The decision to specialise in Alzheimer's research was made when she spent time volunteering at a nursing home where most of the residents suffered from the condition. Her compassion and curiosity set her off on a path of discovery, which ultimately led to her settling on this academic path.
Deborah has always been both studious, cultural and sporty. “You don't have to look a certain way and you don't only have to be sporty or academic, you definitely can be both”.
Her extra curriculars at school were a mix of playing the violin, doing ballet, singing in the choir, sprinting and shotput. “My parents said as long as I was keeping up with my studies then they wouldn't stop me from doing anything”, she adds smiling.

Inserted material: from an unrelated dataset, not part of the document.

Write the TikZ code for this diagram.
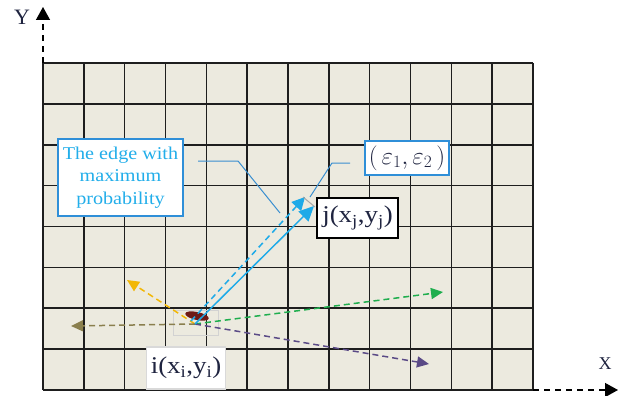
\documentclass[tikz,border=0pt]{standalone}
\usepackage{fontspec}
\setmainfont{Liberation Serif}
\newfontfamily\widefont[FakeStretch=1.12]{Liberation Serif}
\usetikzlibrary{arrows.meta}
\definecolor{gridfill}{HTML}{ECEADF}
\definecolor{gridline}{HTML}{1E1E1E}
\definecolor{boxblue}{HTML}{2F8FD8}
\definecolor{textcyan}{HTML}{22AEEA}
\definecolor{arrblue}{HTML}{1EAAE8}
\definecolor{leader}{HTML}{3A8FD0}
\definecolor{arrgold}{HTML}{F2B705}
\definecolor{arrolive}{HTML}{8A7F4E}
\definecolor{arrgreen}{HTML}{1FAE4E}
\definecolor{arrpurple}{HTML}{5A4A86}
\definecolor{navy}{HTML}{1F2440}
\definecolor{blob}{HTML}{6E1A16}
\tikzset{
  axis/.style={dash pattern=on 6pt off 5pt, line width=1.4pt, black,
    -{Triangle[length=13pt,width=14pt]}},
  vect/.style={dash pattern=on 6pt off 4pt, line width=1.5pt,
    -{Triangle[length=12pt,width=11pt]}},
  labelbox/.style={draw=black, line width=1.2pt, fill=white, inner sep=0pt,
    font=\widefont\fontsize{24}{26}\selectfont, text=navy},
  notebox/.style={draw=boxblue, line width=2pt, fill=white, inner sep=0pt},
  leaderline/.style={draw=leader, line width=1pt},
}
\begin{document}
\begin{tikzpicture}[x=1pt,y=-1pt]
\useasboundingbox (0,0) rectangle (624,396);
% grid
\fill[gridfill] (43,63) rectangle (533,390);
\foreach \i in {0,...,12} \draw[gridline, line width=1.6pt] ({43+\i*490/12},63) -- ({43+\i*490/12},390);
\foreach \j in {0,...,8} \draw[gridline, line width=1.6pt] (43,{63+\j*327/8}) -- (533,{63+\j*327/8});
% axes
\coordinate (O) at (43,390);
\coordinate (ytop) at (43,63);
\coordinate (yend) at (43,7);
\coordinate (xright) at (533,390);
\coordinate (xend) at (618,390);
\draw[axis] (ytop) -- (yend);
\draw[axis] (xright) -- (xend);
\node[font=\fontsize{22}{24}\selectfont, text=navy] (Ylab) at (22,17) {Y};
\node[font=\fontsize{18}{20}\selectfont, text=navy] (Xlab) at (605,364) {X};
% origin marker
\draw[gray!35, line width=0.8pt] (173,310) rectangle (218,335);
\fill[blob, rotate around={-12:(197,316)}] (197,316) ellipse (12pt and 4pt);
% vectors
\coordinate (o) at (195,324);
\coordinate (ob) at (191,321);
\coordinate (tgold) at (127,280);
\coordinate (tolive) at (71,326);
\coordinate (tgreen) at (443,292);
\coordinate (tpurple) at (429,364);
\coordinate (tblue) at (314,206);
\coordinate (tbluedash) at (305,197);
\draw[vect, arrgold] (o) -- (tgold);
\draw[vect, arrolive] (o) -- (tolive);
\draw[vect, arrgreen] (o) -- (tgreen);
\draw[vect, arrpurple] (o) -- (tpurple);
\draw[line width=1.5pt, arrblue, -{Triangle[length=15pt,width=14pt]}] (o) -- (tblue);
\draw[dash pattern=on 6pt off 4pt, line width=1.5pt, arrblue, -{Triangle[length=13pt,width=13pt]}] (ob) -- (tbluedash);
\coordinate (g1) at (303,197);
\coordinate (g2) at (315,207);
\draw[gray!70, line width=1pt] (g1) -- (g2);
% labels
\node[labelbox, minimum width=81pt, minimum height=40pt] (j) at (357.5,218) {j(x\textsubscript{j},y\textsubscript{j})};
\node[labelbox, draw=gray!30, minimum width=79pt, minimum height=42pt] (i) at (186,368) {i(x\textsubscript{i},y\textsubscript{i})};
\node[notebox, minimum width=125pt, minimum height=77pt, align=center, text=textcyan,
  font=\widefont\fontsize{18}{22.5}\selectfont] (edge) at (120.5,177.5) {The edge with\\maximum\\probability};
\node[notebox, minimum width=84pt, minimum height=34pt, text=navy,
  font=\fontsize{23}{26}\selectfont] (eps) at (407,158) {$(\,\varepsilon_1,\varepsilon_2\,)$};
% leaders
\coordinate (l1) at (198,161);
\coordinate (l2) at (238,161);
\coordinate (l3) at (280,213);
\draw[leaderline] (l1) -- (l2) -- (l3);
\coordinate (e1) at (350,163);
\coordinate (e2) at (332,163);
\coordinate (e3) at (310,197);
\draw[leaderline] (e1) -- (e2) -- (e3);
\end{tikzpicture}
\end{document}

The opportunity to add weightlifting to her list of activities came at age 16 when she took part in a 6-week taster course, where she quickly caught the attention of the coach. “I got given the nickname “The One” at the taster course but because I was so busy with all my other activities, I declined the invitation to be part of the team at that time,” she says.
A year later, during her summer break, the same coach contacted Deborah, asking her to ‘fill a gap’, as one more female lifter was needed to compete at the London Youth Games, and Deborah was, once again “ The One”.
That was 7 years ago, and the UCL student is proving to be one of the most promising weightlifters in England. “I’ve won various medals and British titles, my most recent being British U23 Women’s under 71kg Gold Medallist. I also hold all 3 British U23 records for my weight category and I am a member of the Great Britain talent squad I’ll be taking part in the Commonwealth Games in July.
“I'm dedicated to weightlifting,” she says. Deborah trains 5 times a week; 3 times with her coach and twice a week alone.
“I am Christian and I find a lot of strength from my faith. It takes a lot to throw me; I’m very good at motivating myself, although weightlifting is [a] very individual [sport], having teammates egging me on, is really important for me too”.
Her next big goal is to participate at the Olympics. “After my PhD, I'm going to take a year out to focus on weightlifting so that I can qualify for Olympics, hopefully, she adds.
“I'm the type of person that wants to prove someone wrong, that's one of the things that's fuelled me, she adds.